3.2 Implementation Details

Training was conducted on an NVIDIA RTX 3060 GPU using PyTorch. Key hyperparameters included:

Input resolution: 300×300
Batch size: 32
Optimizer: SGD (momentum=0.9)
Learning rate: 0.01 (cosine annealing)
Epochs: 300

3.3 Ablation Study

We evaluated the contributions of each component (Table 2). Replacing ResNet50 with MobileNetV3 reduced parameters by 68.3% and FLOPs by 54.3%. Adding the CA mechanism improved mean average precision (mAP) by 5.21%, while Mosaic augmentation boosted accuracy by 8.1%.

Table 2: Ablation Study Results

Model	Backbone	CA	Mosaic	mAP (%)	Accuracy (%)	Params	FLOPs (G)
Baseline	ResNet50	No	Yes	72.68	78.43	44.55M	30.5
MobileNetV3	MobileNetV3	No	Yes	77.50	81.03	14.11M	13.7
+CA	MobileNetV3	Yes	No	78.41	84.11	14.11M	13.7
Proposed	MobileNetV3	Yes	Yes	82.71	92.28	14.11M	13.7

3.4 Comparative Analysis

Our model outperformed state-of-the-art detectors (Table 3). Compared to Faster R-CNN, it achieved higher mAP (82.71% vs. 80.39%) with 92.6% fewer parameters.
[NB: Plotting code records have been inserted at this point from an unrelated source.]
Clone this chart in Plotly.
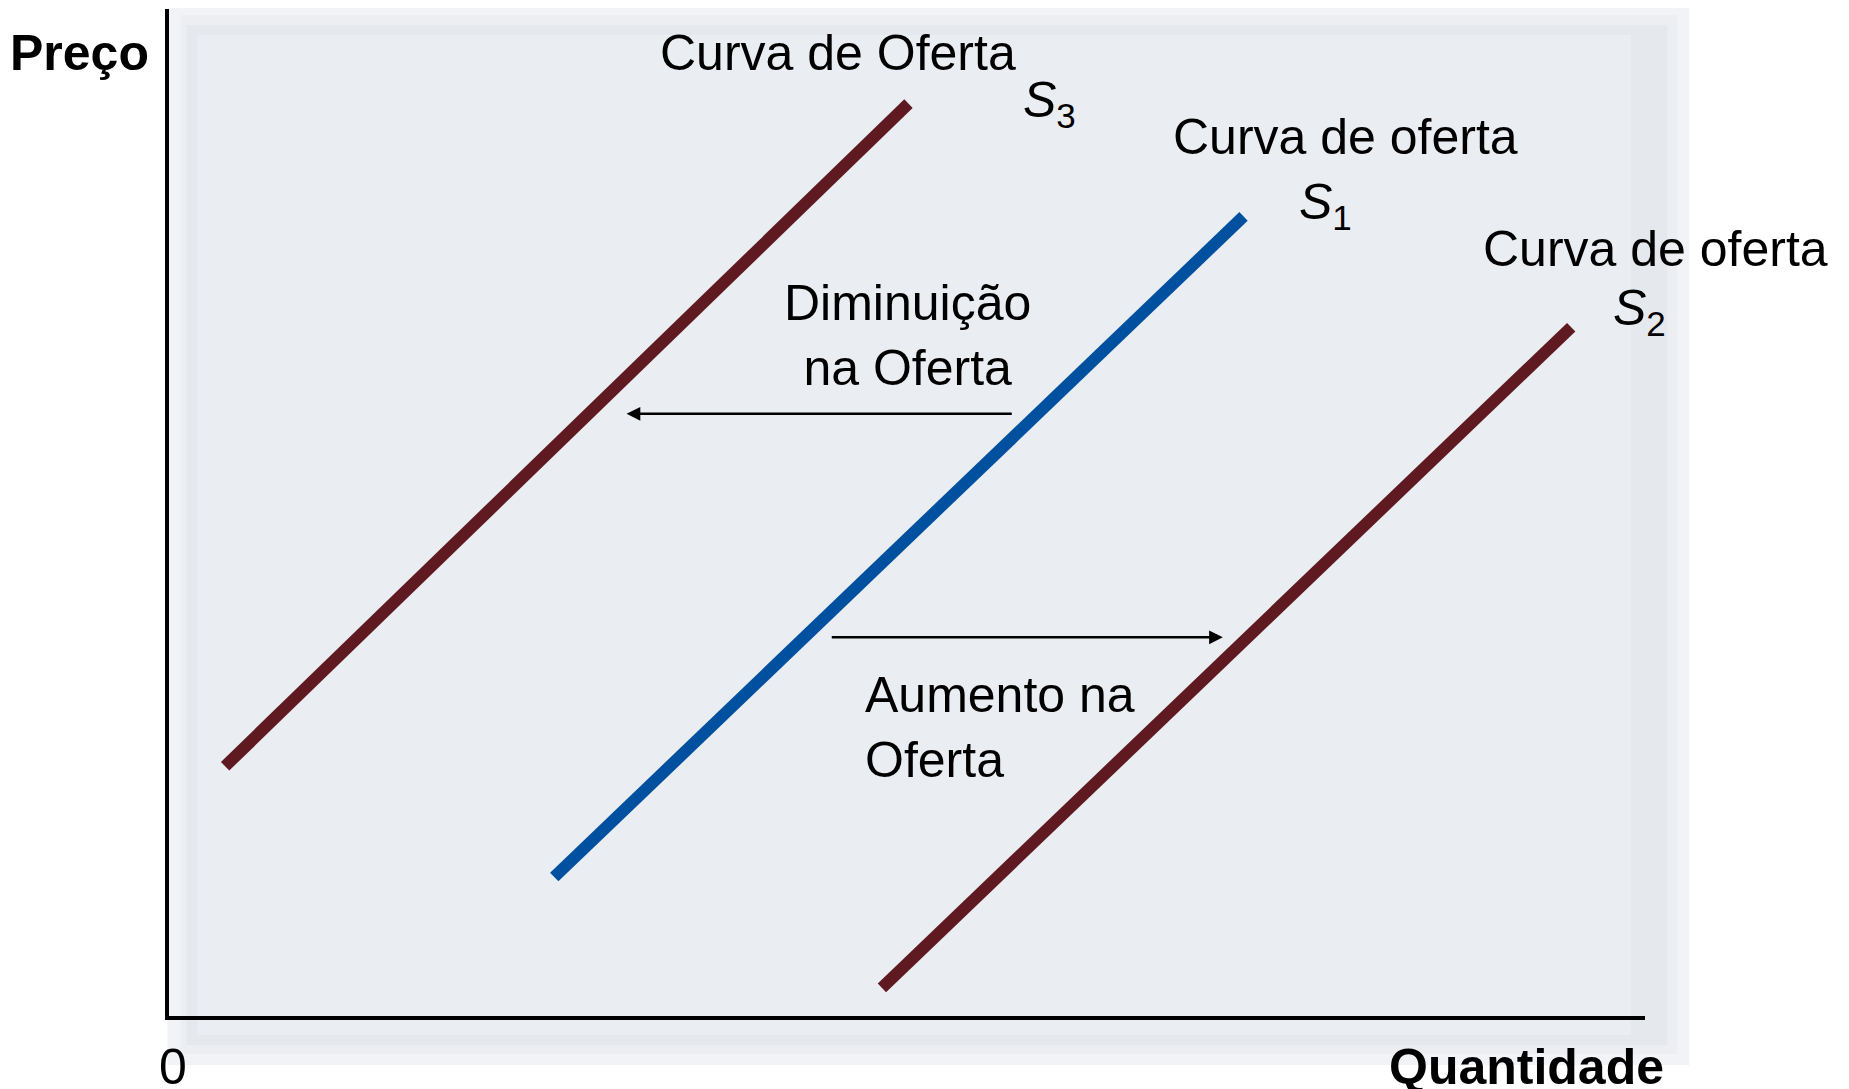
# Deslocamentos da curva de oferta (S1 -> S2 aumento, S1 -> S3 diminuição)
import plotly.graph_objects as go

# Extremos de cada curva (quantidade, preço)
s3_x = [0.38, 5.01]
s3_y = [2.48, 9.06]
s1_x = [2.61, 7.28]
s1_y = [1.38, 7.94]
s2_x = [4.83, 9.50]
s2_y = [0.28, 6.84]

# Setas de deslocamento (início, fim)
diminuicao_x = [5.72, 3.10]
diminuicao_y = [5.98, 5.98]
aumento_x = [4.48, 7.14]
aumento_y = [3.76, 3.76]

vermelho = '#5e1a20'
azul = '#0050a0'
fonte = 'Liberation Sans, Arial, sans-serif'

fig = go.Figure()

for xs, ys, cor in [(s3_x, s3_y, vermelho), (s1_x, s1_y, azul), (s2_x, s2_y, vermelho)]:
    fig.add_trace(go.Scatter(x=xs, y=ys, mode='lines',
                             line=dict(color=cor, width=12),
                             hoverinfo='skip', showlegend=False))

# Setas
anotacoes = []
for xs, ys in [(diminuicao_x, diminuicao_y), (aumento_x, aumento_y)]:
    anotacoes.append(dict(
        x=xs[1], y=ys[1], ax=xs[0], ay=ys[0],
        xref='x', yref='y', axref='x', ayref='y',
        text='', showarrow=True, arrowhead=2, arrowsize=1.1,
        arrowwidth=2.5, arrowcolor='black'))

# Textos (posições em coordenadas do papel, eixo 0-10 -> 0-1)
def texto(t, x, y, xanchor='center', align='center', bold=False):
    if bold:
        t = '<b>' + t + '</b>'
    return dict(text=t, x=x / 10, y=y / 10, xref='paper', yref='paper', showarrow=False,
                xanchor=xanchor, yanchor='middle', align=align,
                font=dict(family=fonte, size=50, color='black'))

anotacoes += [
    texto('Curva de Oferta', 4.53, 9.56),
    texto('<i>S</i><sub>3</sub>', 5.77, 9.06, xanchor='left'),
    texto('Curva de oferta', 7.97, 8.73),
    texto('<i>S</i><sub>1</sub>', 7.64, 8.05, xanchor='left'),
    texto('Curva de oferta', 10.07, 7.62),
    texto('<i>S</i><sub>2</sub>', 9.77, 7.0, xanchor='left'),
    texto('Diminuição<br>na Oferta', 5.00, 6.76),
    texto('Aumento na<br>Oferta', 4.70, 2.86, xanchor='left', align='left'),
    texto('Preço', -0.603, 9.56, bold=True),
    texto('0', 0.03, -0.51),
    texto('Quantidade', 9.20, -0.51, bold=True),
]

# Painel de fundo com borda esmaecida
def ret(x0, x1, y0, y1, cor):
    return dict(type='rect', xref='paper', yref='paper', layer='below',
                x0=x0, x1=x1, y0=y0, y1=y1, fillcolor=cor, line=dict(width=0))

fig.update_layout(
    width=1849, height=1089,
    margin=dict(l=161, r=212, t=1, b=81),
    paper_bgcolor='white', plot_bgcolor='rgba(0,0,0,0)',
    annotations=anotacoes,
    shapes=[
        ret(-0.001, 1.030, -0.0487, 1.004, '#f1f3f6'),
        ret(0.008, 1.022, -0.0378, 0.994, '#eceef2'),
        ret(0.012, 1.015, -0.0288, 0.984, '#e5e8ed'),
        ret(0.019, 0.9905, -0.0189, 0.9742, '#eaedf2'),
    ],
    xaxis=dict(range=[0, 10], showline=True, linecolor='black', linewidth=4,
               showgrid=False, zeroline=False, showticklabels=False, ticks='',
               fixedrange=True),
    yaxis=dict(range=[0, 10], showline=True, linecolor='black', linewidth=4,
               showgrid=False, zeroline=False, showticklabels=False, ticks='',
               fixedrange=True),
)

fig.write_html('out.html')
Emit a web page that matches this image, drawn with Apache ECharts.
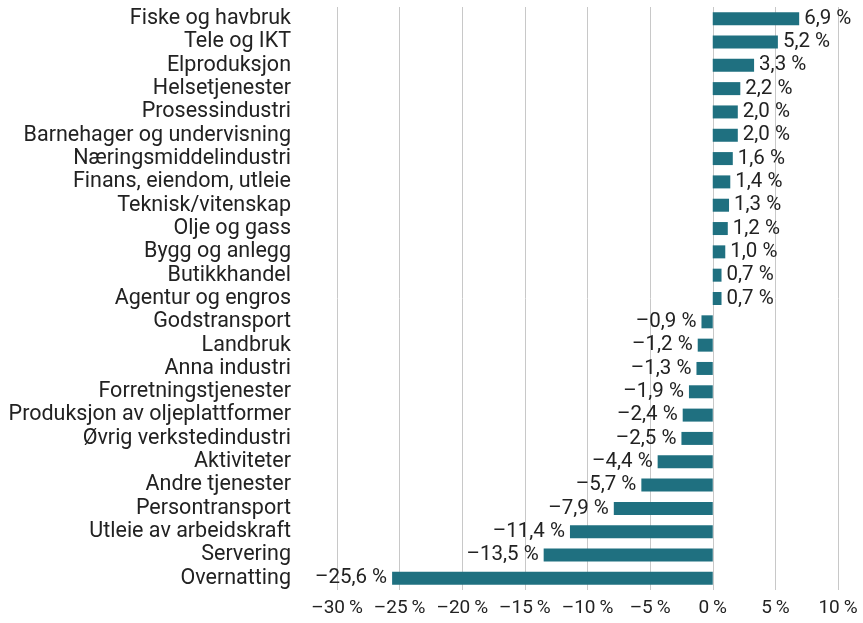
<!DOCTYPE html>
<html><head><meta charset="utf-8">
<script src="https://cdn.jsdelivr.net/npm/echarts@6/dist/echarts.min.js"></script>
<style>html,body{margin:0;padding:0;background:#fff}#c{width:863px;height:623px}</style>
</head><body><div id="c"></div>
<script>
const categories = ["Fiske og havbruk","Tele og IKT","Elproduksjon","Helsetjenester","Prosessindustri","Barnehager og undervisning","Næringsmiddelindustri","Finans, eiendom, utleie","Teknisk/vitenskap","Olje og gass","Bygg og anlegg","Butikkhandel","Agentur og engros","Godstransport","Landbruk","Anna industri","Forretningstjenester","Produksjon av oljeplattformer","Øvrig verkstedindustri","Aktiviteter","Andre tjenester","Persontransport","Utleie av arbeidskraft","Servering","Overnatting"];
const values = [6.9,5.2,3.3,2.2,2.0,2.0,1.6,1.4,1.3,1.2,1.0,0.7,0.7,-0.9,-1.2,-1.3,-1.9,-2.4,-2.5,-4.4,-5.7,-7.9,-11.4,-13.5,-25.6];
const xTicks = [-30,-25,-20,-15,-10,-5,0,5,10];

function fmt(v, dec, sp){
  const s = Math.abs(v).toFixed(dec).replace('.', ',');
  return (v < 0 ? '\u2013' : '') + s + sp + '%';
}
const FONT = 'Roboto';
const chart = echarts.init(document.getElementById('c'));
chart.setOption({
  animation:false,
  grid:{left:337,right:25,top:7,bottom:33,containLabel:false},
  xAxis:{type:'value',min:xTicks[0],max:xTicks[xTicks.length-1],interval:5,
    axisLine:{show:false},axisTick:{show:false},
    splitLine:{show:true,lineStyle:{color:'#c8c8c8',width:1}},
    axisLabel:{margin:9,fontFamily:FONT,fontSize:19,color:'#222',formatter:v=>fmt(v,0,'\u2009')}},
  yAxis:{type:'category',data:categories,inverse:true,
    axisLine:{show:false},axisTick:{show:false},
    axisLabel:{interval:0,margin:46,fontFamily:FONT,fontSize:21.5,color:'#222'}},
  series:[{type:'bar',barWidth:13,
    data:values.map(v=>({value:v,label:{position:v>=0?'right':'left'}})),
    itemStyle:{color:'#1f7080'},
    label:{show:true,distance:5,fontFamily:FONT,fontSize:20.5,color:'#222',formatter:p=>fmt(p.value,1,' ')}}]
});
</script></body></html>
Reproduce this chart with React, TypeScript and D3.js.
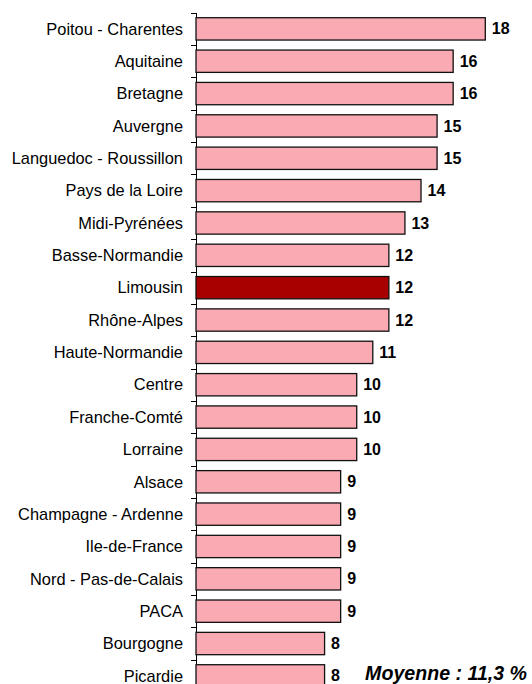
import React, { useEffect, useRef } from "react";
import * as d3 from "d3";

const regions = [
  "Poitou - Charentes",
  "Aquitaine",
  "Bretagne",
  "Auvergne",
  "Languedoc - Roussillon",
  "Pays de la Loire",
  "Midi-Pyrénées",
  "Basse-Normandie",
  "Limousin",
  "Rhône-Alpes",
  "Haute-Normandie",
  "Centre",
  "Franche-Comté",
  "Lorraine",
  "Alsace",
  "Champagne - Ardenne",
  "Ile-de-France",
  "Nord - Pas-de-Calais",
  "PACA",
  "Bourgogne",
  "Picardie",
];
const values = [18, 16, 16, 15, 15, 14, 13, 12, 12, 12, 11, 10, 10, 10, 9, 9, 9, 9, 9, 8, 8];
const highlight = "Limousin";
const meanLabel = "Moyenne : 11,3 %";

const W = 532;
const H = 684;
const FONT = "Liberation Sans, Arial, sans-serif";

export default function App() {
  const svgRef = useRef<SVGSVGElement | null>(null);

  useEffect(() => {
    const svg = d3.select(svgRef.current);
    svg.selectAll("*").remove();

    const x = d3.scaleLinear().domain([0, 18]).range([196, 485.3]);
    const y = d3
      .scaleBand<string>()
      .domain(regions)
      .range([12.7, 12.7 + 32.35 * regions.length])
      .paddingInner(0.31)
      .paddingOuter(0.155);

    const step = y.step();
    const top = y.range()[0];

    // axis line + ticks between categories
    const g = svg.append("g").attr("shape-rendering", "crispEdges");
    g.append("line")
      .attr("x1", 196).attr("x2", 196)
      .attr("y1", top).attr("y2", H)
      .attr("stroke", "#000");
    g.selectAll("line.tick")
      .data(d3.range(regions.length + 1))
      .join("line")
      .attr("class", "tick")
      .attr("x1", 191).attr("x2", 196)
      .attr("y1", (i) => Math.round(top + i * step))
      .attr("y2", (i) => Math.round(top + i * step))
      .attr("stroke", "#000");

    const data = regions.map((r, i) => ({ r, v: values[i] }));

    svg.append("g")
      .selectAll("rect")
      .data(data)
      .join("rect")
      .attr("x", x(0))
      .attr("y", (d) => y(d.r)!)
      .attr("width", (d) => x(d.v) - x(0))
      .attr("height", y.bandwidth())
      .attr("fill", (d) => (d.r === highlight ? "#A80000" : "#F9AAB3"))
      .attr("stroke", "#111")
      .attr("stroke-width", 1.3);

    svg.append("g")
      .selectAll("text")
      .data(data)
      .join("text")
      .attr("x", 183)
      .attr("y", (d) => y(d.r)! + y.bandwidth() / 2)
      .attr("dy", "0.35em")
      .attr("text-anchor", "end")
      .attr("font-family", FONT)
      .attr("font-size", 16.4)
      .attr("fill", "#000")
      .text((d) => d.r);

    svg.append("g")
      .selectAll("text")
      .data(data)
      .join("text")
      .attr("x", (d) => x(d.v) + 6.5)
      .attr("y", (d) => y(d.r)! + y.bandwidth() / 2)
      .attr("dy", "0.35em")
      .attr("font-family", FONT)
      .attr("font-size", 16)
      .attr("font-weight", "bold")
      .attr("fill", "#000")
      .text((d) => d.v);

    svg.append("text")
      .attr("x", 527)
      .attr("y", y("Picardie")! + y.bandwidth() / 2 - 2.5)
      .attr("dy", "0.35em")
      .attr("text-anchor", "end")
      .attr("font-family", FONT)
      .attr("font-size", 19.6)
      .attr("font-weight", "bold")
      .attr("font-style", "italic")
      .attr("fill", "#000")
      .text(meanLabel);
  }, []);

  return (
    <svg
      ref={svgRef}
      width={W}
      height={H}
      style={{ position: "absolute", left: 0, top: 0, background: "#fff" }}
    />
  );
}
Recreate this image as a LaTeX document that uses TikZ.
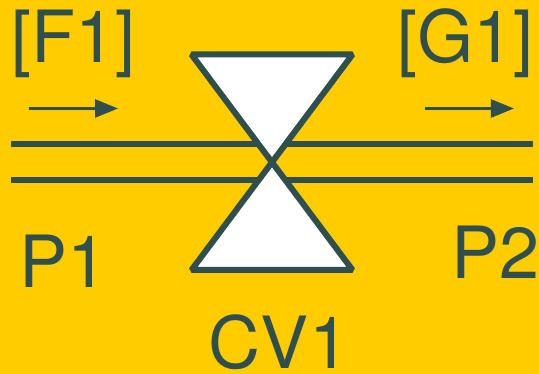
\documentclass[tikz,border=0pt]{standalone}
\usepackage{fontspec}
\setmainfont{TeX Gyre Heros}
\usetikzlibrary{positioning,calc,arrows.meta}
\definecolor{bgyellow}{HTML}{FFCC00}
\definecolor{pipeline}{HTML}{2F4F4F}
\tikzstyle{pipe} = [line width=0.06cm, draw=pipeline]
\tikzstyle{valve} = [line width=0.06cm, draw=pipeline, fill=white, line join=bevel]
\tikzstyle{flow} = [line width=0.025cm, draw=pipeline, -{Triangle[length=0.23cm,width=0.18cm]}]
\tikzstyle{tag} = [text=pipeline, font=\fontsize{20.5pt}{20.5pt}\selectfont, inner sep=0pt, anchor=base]

\begin{document}
\begin{tikzpicture}[x=0.1cm, y=-0.1cm]
        \useasboundingbox [fill=bgyellow] (0,0) rectangle (53.9,37.4);

        % Ends
        \coordinate (pipeAw) at (1.1,14.4);
        \coordinate (pipeAe) at (53.3,14.4);
        \coordinate (pipeBw) at (1.1,18.0);
        \coordinate (pipeBe) at (53.3,18.0);
        \coordinate (flowAw) at (2.9,10.85);
        \coordinate (flowAe) at (11.8,10.85);
        \coordinate (flowBw) at (42.5,10.85);
        \coordinate (flowBe) at (51.4,10.85);
        \coordinate (valveNW) at (19.15,5.45);
        \coordinate (valveNE) at (35.25,5.45);
        \coordinate (valveSW) at (19.15,27);
        \coordinate (valveSE) at (35.25,27);

        % Lines
        \draw [pipe] (pipeAw) -- (pipeAe);
        \draw [pipe] (pipeBw) -- (pipeBe);
        \draw [flow] (flowAw) -- (flowAe);
        \draw [flow] (flowBw) -- (flowBe);

        % Valve
        \draw [valve] (valveNW) -- (valveNE) -- (valveSW) -- (valveSE) -- cycle;

        % Labels
        \node (feed) [tag] at (7.35,6.3) {[F1]};
        \node (gas) [tag] at (46.55,6.3) {[G1]};
        \node (pone) [tag] at (6.4,28.8) {P1};
        \node (ptwo) [tag] at (49.6,27.9) {P2};
        \node (cvone) [tag] at (27.9,36.85) {CV1};
\end{tikzpicture}
\end{document}
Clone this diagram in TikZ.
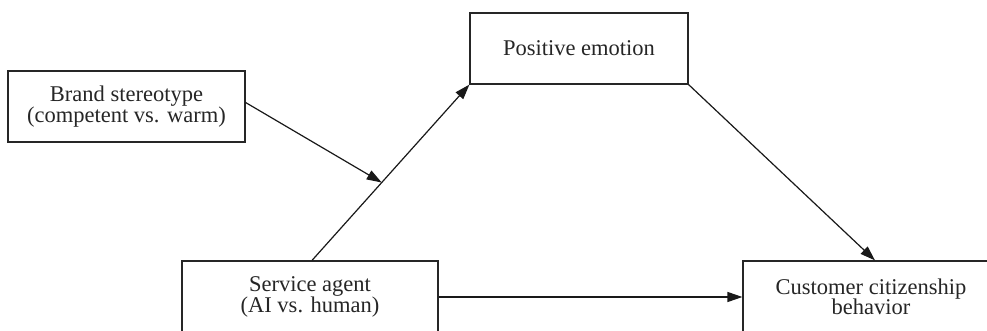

Against YOLOv3, the accuracy improved by 11.3%, and the inference speed reached 45.6 FPS, making it suitable for real-time solar panel inspections.

Table 3: Performance Comparison

Model	mAP (%)	Accuracy (%)	Params	FLOPs (G)	FPS
Faster R-CNN	80.39	89.6	191.39M	240.0	3.2
YOLOv3	72.63	82.9	61.52M	20.6	21.1
SSD-ResNet50	72.68	78.4	44.55M	30.5	23.9
Proposed	82.71	94.2	14.15M	13.8	45.6

4. Conclusion

This work presents a lightweight SSD-based framework for detecting solar panel contamination with high accuracy and efficiency. By integrating MobileNetV3 and a coordinate attention mechanism, the model achieves a 68.9% reduction in computational cost and a 4.3% improvement in mAP over the original SSD. The inclusion of Mosaic data augmentation further enhances generalization, enabling robust performance across diverse contamination types. With a detection speed of 45.6 FPS and a compact model size of 18.3 MB, our approach is ideally suited for UAV-mounted embedded systems, facilitating timely maintenance of solar panels and maximizing energy output in photovoltaic power stations. Future work will explore edge deployment optimizations and multi-modal data fusion for broader applications.